House panel halts bills tied to data center power costs

The legislation would require regulators to examine whether customers that are not high-load users could be subsidizing transmission, generation or distribution costs tied to facilities such as large data centers.

Published: March 4, 2026 4:35pm

(The Center Square) -

A subcommittee in the Virginia House of Delegates on Wednesday halted two Senate bills aimed at examining whether large electricity users could shift power grid costs onto other customers.

The House Labor and Commerce Subcommittee #3 voted to continue Senate Bill 339 to the 2027 session and table Senate Bill 619, according to records from the Virginia Legislative Information System. Both bills had previously passed the Senate.

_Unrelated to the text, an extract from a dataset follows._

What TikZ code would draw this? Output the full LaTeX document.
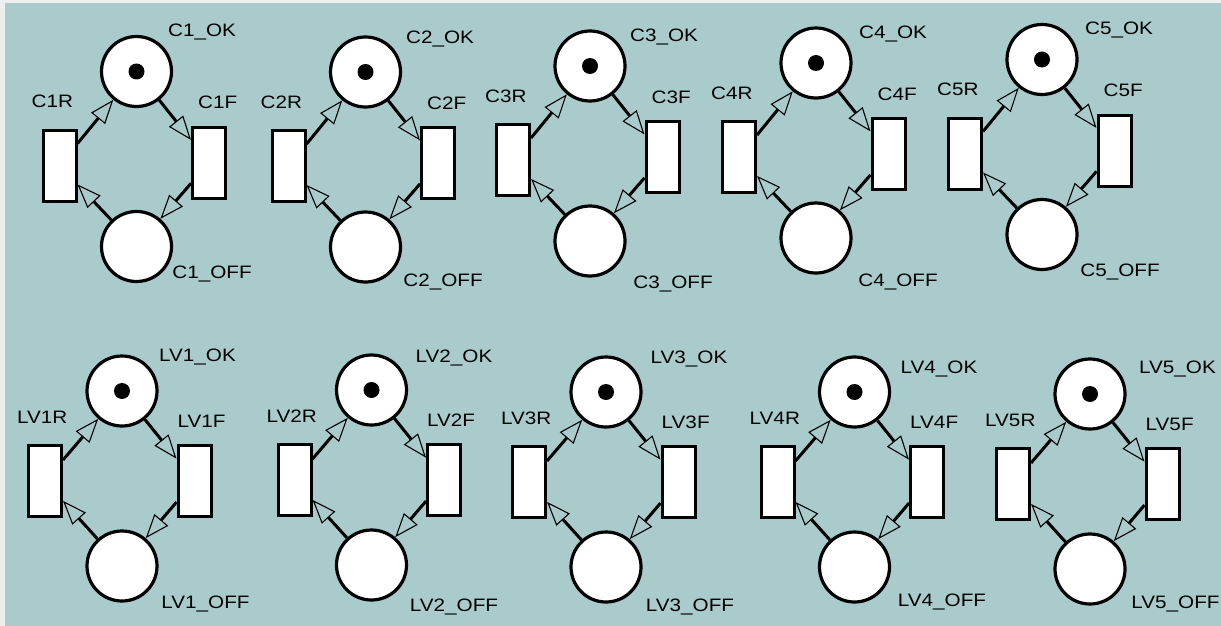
\documentclass[tikz,border=0pt]{standalone}
\usepackage{fontspec}
\newfontfamily\netfont[FakeStretch=1.15]{Liberation Sans}
\usetikzlibrary{arrows.meta}
\definecolor{netbg}{RGB}{170,203,203}
\definecolor{framegray}{RGB}{238,238,238}

\begin{document}
\begin{tikzpicture}[
    x=1pt, y=-1pt,
    place/.style={circle, draw, line width=3.2pt, fill=white, minimum size=70pt, inner sep=0pt},
    trans/.style={rectangle, draw, line width=3pt, fill=white, minimum width=33pt, minimum height=71pt, inner sep=0pt},
    arc/.style={-{Triangle[open, length=24pt, width=18pt, line width=1.1pt]}, line width=3pt},
    lbl/.style={font=\netfont\fontsize{18}{20}\selectfont, inner sep=0pt, text height=12.9pt, text depth=0pt}
]
\useasboundingbox (0,0) rectangle (1221,626);
\fill[framegray] (0,0) rectangle (1221,626);
\fill[netbg] (5,3) rectangle (1221,626);
% net / OK place / R and F drop / F label shift / OK label / OFF label
\foreach \n/\x/\y/\rdy/\fdy/\fs/\okx/\oky/\offx/\offy in {
    C1/136.5/71.5/94/91/7/202/30/212/272,
    C2/365.5/72/94/91/7/440/37/443/280,
    C3/590/66/94/91/7/664/35/673/282,
    C4/816/63/94/91/7/893/32/898/280,
    C5/1042/59.5/94/91/7/1119/28.5/1120/270,
    LV1/122/391/90/90/1/197.5/355.5/205.5/602,
    LV2/371.5/390/90/90/1/454/356/454/605,
    LV3/606/392/90/90/1/689/357/690/605,
    LV4/854.5/392/90/90/1/939/367/942/600,
    LV5/1090/394/90/90/1/1177.5/367.5/1175.5/602.5}
{
    \node[place] (\n ok) at (\x,\y) {};
    \fill (\n ok) circle (8pt);
    \node[place] (\n off) at ([shift={(0,175)}]\n ok) {};
    \node[trans] (\n r) at ([shift={(-77,\rdy)}]\n ok) {};
    \node[trans] (\n f) at ([shift={(72.5,\fdy)}]\n ok) {};
    \node[lbl] (\n okl) at (\okx,\oky) {\n\_OK};
    \node[lbl] (\n offl) at (\offx,\offy) {\n\_OFF};
    \node[lbl, anchor=west] (\n rl) at ([shift={(-10,-64)}]\n r.west) {\n R};
    \node[lbl, anchor=west] (\n fl) at ([shift={(\fs,-60)}]\n f.west) {\n F};
    \draw[arc] (\n r) -- (\n ok);
    \draw[arc] (\n ok) -- (\n f);
    \draw[arc] (\n f) -- (\n off);
    \draw[arc] (\n off) -- (\n r);
}
\end{tikzpicture}
\end{document}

Senate Bill 339, introduced by Sen. Russet Perry, D-Loudoun, would direct the State Corporation Commission to review how certain electric infrastructure costs are allocated among different customer groups.

The legislation would require regulators to examine whether customers that are not high-load users could be subsidizing transmission, generation or distribution costs tied to facilities such as large data centers.

According to the commission’s fiscal impact statement, the agency would need to hire a consultant to assist with technical analysis to carry out the review proceedings required under the bill.

The second measure, Senate Bill 619 from Sen. Kannan Srinivasan, D-Loudoun, focused on facilities with very large electricity demand. The bill would require operations using more than 90 megawatts of electricity to obtain a certificate of operation from the State Corporation Commission before beginning service.

Under the proposal, regulators would evaluate whether sufficient electricity supply, grid capacity and infrastructure exist to support the facility and whether the project could create an unreasonable cross-subsidy among utility customers.

The commission estimated the measure could result in between 30 and 60 new regulatory proceedings annually. To handle that workload, the agency said it would need 11 additional employees, including utilities analysts, engineers and attorneys, at an estimated cost of about $1.24 million per year beginning in fiscal year 2027.

Virginia has had rapid growth in electricity demand tied to data center development, particularly in Northern Virginia, home to one of the largest concentrations of data centers in the world. The industry’s growing energy demand has drawn increasing attention from lawmakers and regulators as they examine how infrastructure costs tied to large electricity users are allocated among utility customers.

With Wednesday’s subcommittee actions, neither bill will advance further during the 2026 legislative session.